Die Zeit und damit der natürliche Verlauf einer Krankheit spielt somit auch eine Rolle, die nicht unterschätzt werden darf. Manchmal würden sich Patient*innen in einer homöopathischen Behandlung besser aufgehoben fühlen als in der Schulmedizin, da man ihnen oftmals mehr Zeit schenkt. Eine 2024 veröffentlichte wissenschaftliche Arbeit beschäftigte sich mit dem Thema, was die Schulmedizin von der Homöopathie lernen könnte. Der Psychotherapeut Dr. Marcel Wilhelm, wissenschaftlicher Mitarbeiter der Arbeitsgruppe Klinische Psychologie und Psychotherapie an der Universität Marburg fasste zusammen: „Was in der Homöopathie besonders gut gemacht wird, ist Behandlungserwartungen zu optimieren, unter anderem durch eine empathische Kommunikation, deutlich mehr Zeit im Gespräch als bei konventionellen medizinischen Behandlungen, bestimmte Regeln für die Einnahme von Globuli und vieles mehr“. Dieses Gefühl von Verständnis könne ebenso eine positive Wirksamkeit auf die Genesung haben.
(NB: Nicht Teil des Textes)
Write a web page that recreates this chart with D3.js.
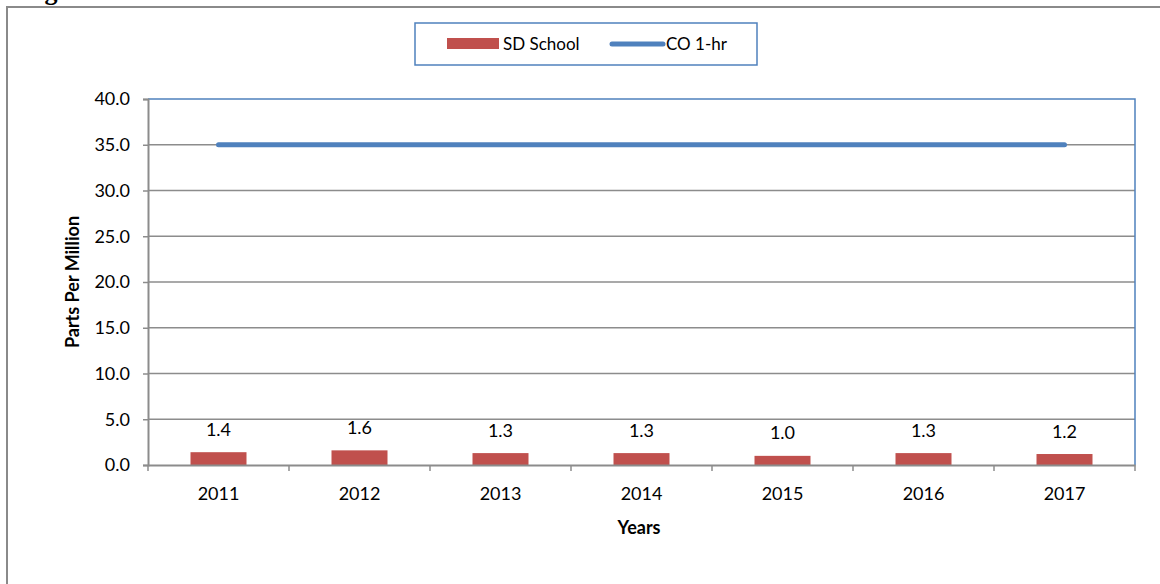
<!DOCTYPE html>
<html><head><meta charset="utf-8">
<script src="https://cdn.jsdelivr.net/npm/d3@7"></script>
<style>body{margin:0;background:#fff}svg{display:block}</style>
</head><body><svg id="c" width="1160" height="584"></svg>
<script>
const years = ["2011","2012","2013","2014","2015","2016","2017"];
const sdSchool = [1.4, 1.6, 1.3, 1.3, 1.0, 1.3, 1.2];
const coStandard = [35, 35, 35, 35, 35, 35, 35];
const yTicks = [0, 5, 10, 15, 20, 25, 30, 35, 40];
const seriesNames = ["SD School", "CO 1-hr"];
const titleText = "Figure 4-1   Carbon Monoxide 1-Hour Concentrations";

const svg = d3.select("#c");
const font = "Lato, 'Open Sans', sans-serif";
const red = "#C0504D", blue = "#4F81BD", grid = "#8C8C8C";
const L = 148, R = 1135, T = 99, B = 465;

// cut-off title (as in the reference, only its lower edge shows)
svg.append("text").attr("x", 15).attr("y", 0.3).attr("font-family", "'Liberation Serif', serif")
  .attr("font-weight", "bold").attr("font-size", 26).attr("fill", "#000")
  .attr("textLength", 740).attr("lengthAdjust", "spacing").text(titleText);

// outer frame
svg.append("rect").attr("x", 7).attr("y", 7).attr("width", 1200).attr("height", 700)
  .attr("fill", "none").attr("stroke", "#8a8a8a").attr("stroke-width", 2);

const x = d3.scaleBand().domain(years).range([L, R]);
const y = d3.scaleLinear().domain([0, 40]).range([B, T]);

// gridlines
svg.append("g").selectAll("line").data(yTicks.filter(d => d > 0 && d < 40)).join("line")
  .attr("x1", L).attr("x2", R).attr("y1", d => y(d)).attr("y2", d => y(d))
  .attr("stroke", grid).attr("stroke-width", 1.5);

// plot area border top/right (blue)
svg.append("path").attr("d", `M${L},${y(40)}H${R}V${B}`).attr("fill", "none")
  .attr("stroke", blue).attr("stroke-width", 1.5);

// y axis
const yAxis = svg.append("g").attr("transform", `translate(${L},0)`)
  .call(d3.axisLeft(y).tickValues(yTicks).tickFormat(d3.format(".1f")).tickSize(5).tickPadding(13));
yAxis.select(".domain").attr("stroke", grid).attr("stroke-width", 2);
yAxis.selectAll(".tick line").attr("stroke", grid).attr("stroke-width", 1.5);
yAxis.selectAll("text").attr("font-family", font).attr("font-size", 18).attr("fill", "#000");

// bars
svg.append("g").selectAll("rect").data(sdSchool).join("rect")
  .attr("x", (d, i) => x(years[i]) + x.bandwidth() / 2 - 28)
  .attr("width", 56)
  .attr("y", d => y(d)).attr("height", d => B - y(d))
  .attr("fill", red);

// x axis
const xAxis = svg.append("g").attr("transform", `translate(0,${B})`)
  .call(d3.axisBottom(x).tickSize(0).tickPadding(22));
xAxis.select(".domain").attr("stroke", grid).attr("stroke-width", 2);
xAxis.selectAll("text").attr("font-family", font).attr("font-size", 18).attr("fill", "#000");
const bounds = years.map(d => x(d)).concat([R]);
svg.append("g").selectAll("line").data(bounds).join("line")
  .attr("x1", d => d).attr("x2", d => d).attr("y1", B).attr("y2", B + 6)
  .attr("stroke", grid).attr("stroke-width", 1.5);

// data labels
svg.append("g").selectAll("text").data(sdSchool).join("text")
  .attr("x", (d, i) => x(years[i]) + x.bandwidth() / 2)
  .attr("y", d => y(d) - 16.5)
  .attr("text-anchor", "middle").attr("font-family", font).attr("font-size", 18).attr("fill", "#000")
  .text(d => d3.format(".1f")(d));

// standard line
svg.append("path").datum(coStandard)
  .attr("d", d3.line().x((d, i) => x(years[i]) + x.bandwidth() / 2).y(d => y(d)))
  .attr("fill", "none").attr("stroke", blue).attr("stroke-width", 5).attr("stroke-linecap", "round");

// axis titles
svg.append("text").attr("transform", `translate(79,${(T + B) / 2}) rotate(-90)`)
  .attr("text-anchor", "middle").attr("font-family", font).attr("font-weight", "bold")
  .attr("font-size", 18).text("Parts Per Million");
svg.append("text").attr("x", 639).attr("y", 534).attr("text-anchor", "middle")
  .attr("font-family", font).attr("font-weight", "bold").attr("font-size", 18).text("Years");

// legend
const lg = svg.append("g");
lg.append("rect").attr("x", 415).attr("y", 23).attr("width", 342).attr("height", 42)
  .attr("fill", "#fff").attr("stroke", blue).attr("stroke-width", 1.5);
lg.append("rect").attr("x", 447).attr("y", 38).attr("width", 52).attr("height", 11).attr("fill", red);
lg.append("text").attr("x", 503).attr("y", 50).attr("font-family", font).attr("font-size", 17).text(seriesNames[0]);
lg.append("line").attr("x1", 612).attr("x2", 663).attr("y1", 44).attr("y2", 44)
  .attr("stroke", blue).attr("stroke-width", 5).attr("stroke-linecap", "round");
lg.append("text").attr("x", 666).attr("y", 50).attr("font-family", font).attr("font-size", 17).text(seriesNames[1]);
</script></body></html>
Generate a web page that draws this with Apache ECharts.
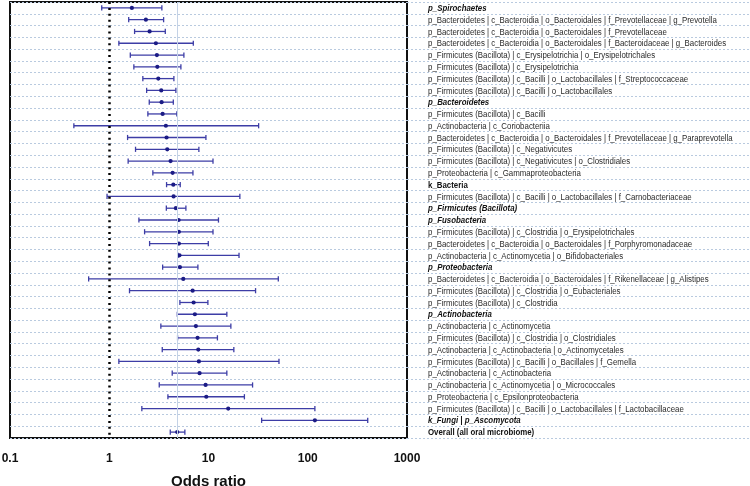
<!DOCTYPE html>
<html>
<head>
<meta charset="utf-8">
<script src="https://cdn.jsdelivr.net/npm/echarts@6/dist/echarts.min.js"></script>
<style>
  html, body { margin: 0; padding: 0; background: #fff; }
  #chart { width: 750px; height: 486px; }
</style>
</head>
<body>
<div id="chart"></div>
<script>
// taxa, top to bottom
const taxa = [
  "p_Spirochaetes",
  "p_Bacteroidetes | c_Bacteroidia | o_Bacteroidales | f_Prevotellaceae | g_Prevotella",
  "p_Bacteroidetes | c_Bacteroidia | o_Bacteroidales | f_Prevotellaceae",
  "p_Bacteroidetes | c_Bacteroidia | o_Bacteroidales | f_Bacteroidaceae | g_Bacteroides",
  "p_Firmicutes (Bacillota) | c_Erysipelotrichia | o_Erysipelotrichales",
  "p_Firmicutes (Bacillota) | c_Erysipelotrichia",
  "p_Firmicutes (Bacillota) | c_Bacilli | o_Lactobacillales | f_Streptococcaceae",
  "p_Firmicutes (Bacillota) | c_Bacilli | o_Lactobacillales",
  "p_Bacteroidetes",
  "p_Firmicutes (Bacillota) | c_Bacilli",
  "p_Actinobacteria | c_Coriobacteriia",
  "p_Bacteroidetes | c_Bacteroidia | o_Bacteroidales | f_Prevotellaceae | g_Paraprevotella",
  "p_Firmicutes (Bacillota) | c_Negativicutes",
  "p_Firmicutes (Bacillota) | c_Negativicutes | o_Clostridiales",
  "p_Proteobacteria | c_Gammaproteobacteria",
  "k_Bacteria",
  "p_Firmicutes (Bacillota) | c_Bacilli | o_Lactobacillales | f_Carnobacteriaceae",
  "p_Firmicutes (Bacillota)",
  "p_Fusobacteria",
  "p_Firmicutes (Bacillota) | c_Clostridia | o_Erysipelotrichales",
  "p_Bacteroidetes | c_Bacteroidia | o_Bacteroidales | f_Porphyromonadaceae",
  "p_Actinobacteria | c_Actinomycetia | o_Bifidobacteriales",
  "p_Proteobacteria",
  "p_Bacteroidetes | c_Bacteroidia | o_Bacteroidales | f_Rikenellaceae | g_Alistipes",
  "p_Firmicutes (Bacillota) | c_Clostridia | o_Eubacteriales",
  "p_Firmicutes (Bacillota) | c_Clostridia",
  "p_Actinobacteria",
  "p_Actinobacteria | c_Actinomycetia",
  "p_Firmicutes (Bacillota) | c_Clostridia | o_Clostridiales",
  "p_Actinobacteria | c_Actinobacteria | o_Actinomycetales",
  "p_Firmicutes (Bacillota) | c_Bacilli | o_Bacillales | f_Gemella",
  "p_Actinobacteria | c_Actinobacteria",
  "p_Actinobacteria | c_Actinomycetia | o_Micrococcales",
  "p_Proteobacteria | c_Epsilonproteobacteria",
  "p_Firmicutes (Bacillota) | c_Bacilli | o_Lactobacillales | f_Lactobacillaceae",
  "k_Fungi | p_Ascomycota",
  "Overall (all oral microbiome)"
];

const oddsRatio = [
  1.69, 2.34, 2.55, 2.95, 3.02, 3.05, 3.12, 3.34, 3.37, 3.45,
  3.72, 3.78, 3.84, 4.15, 4.35, 4.42, 4.45, 4.69, 5.0, 5.03,
  5.03, 5.1, 5.15, 5.57, 6.92, 7.08, 7.29, 7.46, 7.76, 7.89,
  8.0, 8.13, 9.35, 9.5, 15.8, 118, 4.84
];
const ciLow = [
  0.84, 1.57, 1.8, 1.25, 1.63, 1.77, 2.18, 2.38, 2.53, 2.45,
  0.44, 1.53, 1.84, 1.55, 2.75, 3.78, 0.95, 3.76, 1.99, 2.27,
  2.55, 4.95, 3.45, 0.62, 1.6, 5.15, 4.85, 3.31, 4.88, 3.42,
  1.25, 4.31, 3.19, 3.9, 2.13, 34.3, 4.12
];
const ciHigh = [
  3.39, 3.53, 3.67, 7.03, 5.65, 5.27, 4.48, 4.69, 4.42, 4.8,
  32.0, 9.42, 8.0, 11.1, 6.97, 5.19, 20.7, 5.92, 12.6, 11.1,
  9.95, 20.3, 7.82, 50.5, 29.8, 9.86, 15.3, 16.8, 12.3, 18.0,
  51.3, 15.3, 27.8, 23.0, 118, 402, 5.78
];

const minorTicks = [];
[0.1, 1, 10, 100].forEach(d => {
  for (let k = 2; k <= 9; k++) minorTicks.push(+(d * k).toPrecision(3));
});

const boldItalicRows = [
  "p_Spirochaetes", "p_Bacteroidetes", "p_Firmicutes (Bacillota)", "p_Fusobacteria",
  "p_Proteobacteria", "p_Actinobacteria", "k_Fungi | p_Ascomycota"
];
const boldRows = ["k_Bacteria", "Overall (all oral microbiome)"];

const overallOR = oddsRatio[oddsRatio.length - 1];
const rowIdx = taxa.map((t, i) => String(i));
const forestData = taxa.map((t, i) => [i, ciLow[i], oddsRatio[i], ciHigh[i]]);
const labelData = taxa.map((t, i) => [0, i]);

const FONT = "'Liberation Sans', Arial, sans-serif";
const gridDash = { color: "#b9cadf", type: [2, 2], width: 1 };

const chart = echarts.init(document.getElementById("chart"));

chart.setOption({
  animation: false,
  textStyle: { fontFamily: FONT },
  grid: [
    { left: 10, right: 343, top: 2, bottom: 48, show: true, borderColor: "#111", borderWidth: 2, outerBoundsMode: "none" },
    { left: 407, right: 0, top: 2, bottom: 48, outerBoundsMode: "none" }
  ],
  xAxis: [
    {
      gridIndex: 0, type: "log", logBase: 10, min: 0.1, max: 1000,
      position: "bottom",
      axisLine: { lineStyle: { color: "#111", width: 2 } },
      axisTick: { length: 6, lineStyle: { color: "#111", width: 2 } },
      axisLabel: {
        color: "#111", fontSize: 12, fontWeight: "bold", margin: 15,
        formatter: v => String(+v.toPrecision(3))
      },
      splitLine: { show: false },
      name: "Odds ratio", nameLocation: "middle", nameGap: 36,
      nameTextStyle: { color: "#111", fontSize: 15, fontWeight: "bold" }
    },
    {
      gridIndex: 0, type: "log", logBase: 10, min: 0.1, max: 1000,
      position: "bottom",
      axisLine: { show: false },
      axisTick: { length: 3.5, customValues: minorTicks, lineStyle: { color: "#111", width: 1.5 } },
      axisLabel: { show: false },
      splitLine: { show: false }
    },
    { gridIndex: 1, type: "value", min: 0, max: 1, show: false }
  ],
  yAxis: [
    {
      gridIndex: 0, type: "category", data: rowIdx, inverse: true,
      axisLine: { show: false }, axisTick: { show: false }, axisLabel: { show: false },
      splitLine: { show: true, interval: 0, lineStyle: gridDash }
    },
    {
      gridIndex: 1, type: "category", data: rowIdx, inverse: true,
      axisLine: { show: false }, axisTick: { show: false }, axisLabel: { show: false },
      splitLine: { show: true, interval: 0, lineStyle: gridDash }
    }
  ],
  series: [
    {
      type: "custom",
      xAxisIndex: 0, yAxisIndex: 0,
      data: forestData,
      encode: { x: [1, 2, 3], y: 0 },
      renderItem: (params, api) => {
        const row = api.value(0);
        const lo = api.coord([api.value(1), row]);
        const mid = api.coord([api.value(2), row]);
        const hi = api.coord([api.value(3), row]);
        const lineCol = "#3d3da6";
        const cap = 2.6;
        return {
          type: "group",
          children: [
            { type: "line", shape: { x1: lo[0], y1: lo[1], x2: hi[0], y2: hi[1] }, style: { stroke: lineCol, lineWidth: 1.3 } },
            { type: "line", shape: { x1: lo[0], y1: lo[1] - cap, x2: lo[0], y2: lo[1] + cap }, style: { stroke: lineCol, lineWidth: 1.3 } },
            { type: "line", shape: { x1: hi[0], y1: hi[1] - cap, x2: hi[0], y2: hi[1] + cap }, style: { stroke: lineCol, lineWidth: 1.3 } },
            { type: "circle", shape: { cx: mid[0], cy: mid[1], r: 2.1 }, style: { fill: "#1b1b85" } }
          ]
        };
      },
      markLine: {
        silent: true, symbol: "none", label: { show: false },
        data: [
          { xAxis: 1, lineStyle: { color: "#000", width: 2.5, type: [2, 3.9] } },
          { xAxis: overallOR, lineStyle: { color: "#c4d2e6", width: 1, type: "solid" } }
        ]
      },
      z: 3
    },
    {
      // taxon names in the right-hand panel
      type: "custom",
      xAxisIndex: 2, yAxisIndex: 1,
      data: labelData,
      encode: { x: 0, y: 1 },
      silent: true,
      renderItem: (params, api) => {
        const i = api.value(1);
        const p = api.coord([0, i]);
        const name = taxa[i];
        const bi = boldItalicRows.includes(name);
        const b = boldRows.includes(name);
        return {
          type: "text",
          x: p[0] + 21,
          y: p[1] + 0.5,
          scaleX: 0.82,
          style: {
            text: name,
            fontFamily: FONT,
            fontSize: 9.6,
            fontWeight: (bi || b) ? "bold" : "normal",
            fontStyle: bi ? "italic" : "normal",
            fill: (bi || b) ? "#111" : "#2a2a2a",
            align: "left",
            verticalAlign: "middle"
          }
        };
      }
    }
  ]
});
</script>
</body>
</html>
Der Wirkstoff alleine führe keine Linderung herbei.

Der Wirkstoff ist meist molekular nicht mehr nachzuweisen. Trotzdem sollen Globuli noch eine Information davon enthalten.
Sollte Homöopathie verboten werden?
Doch wohin führt die Faktenlage? Sollte Homöopathie verboten werden? „Bei homöopathischen Präparaten werden vom Wirkstoff selbst keine Gefahren ausgehen. Risiken bestehen vielmehr, wenn ein homöopathisches Präparat beim Vorliegen einer schweren Erkrankung eingesetzt und dabei der Einsatz von Wirkstoffen mit nachgewiesener Wirksamkeit versäumt wird“, erklärt Dr. Endres. Menschen, die an die Wirkung der Homöopathie glauben, und damit auch schwere Krankheiten behandeln, müssten davor geschützt werden. Auch die Deutsche Homöopathie-Union (DHU) schreibt auf ihrer Website, dass in solchen Fällen Globuli und andere Wirkstoffe nur „in einer unterstützenden Form“ zur Schulmedizin eingenommen werden sollten.
Daneben findet Dr. Stefan Endres, dass keine Aussagen über die Wirksamkeit von Homöopathika erlaubt sein sollten, wenn sie nicht klar wissenschaftlich belegt seien. Der Experte bewertet auch die Kostenerstattung der Krankenkassen kritisch. Eingestellt müsse der Verkauf aus seiner Sicht jedoch nicht werden. Er würde Patient*innen in manchen Fällen aber eher pflanzliche Präparate – die nicht mit Homöopathika verwechselt werden dürften – empfehlen, die im Gegensatz zu Homöopathie eine wissenschaftlich erwiesene Wirksamkeit hätten.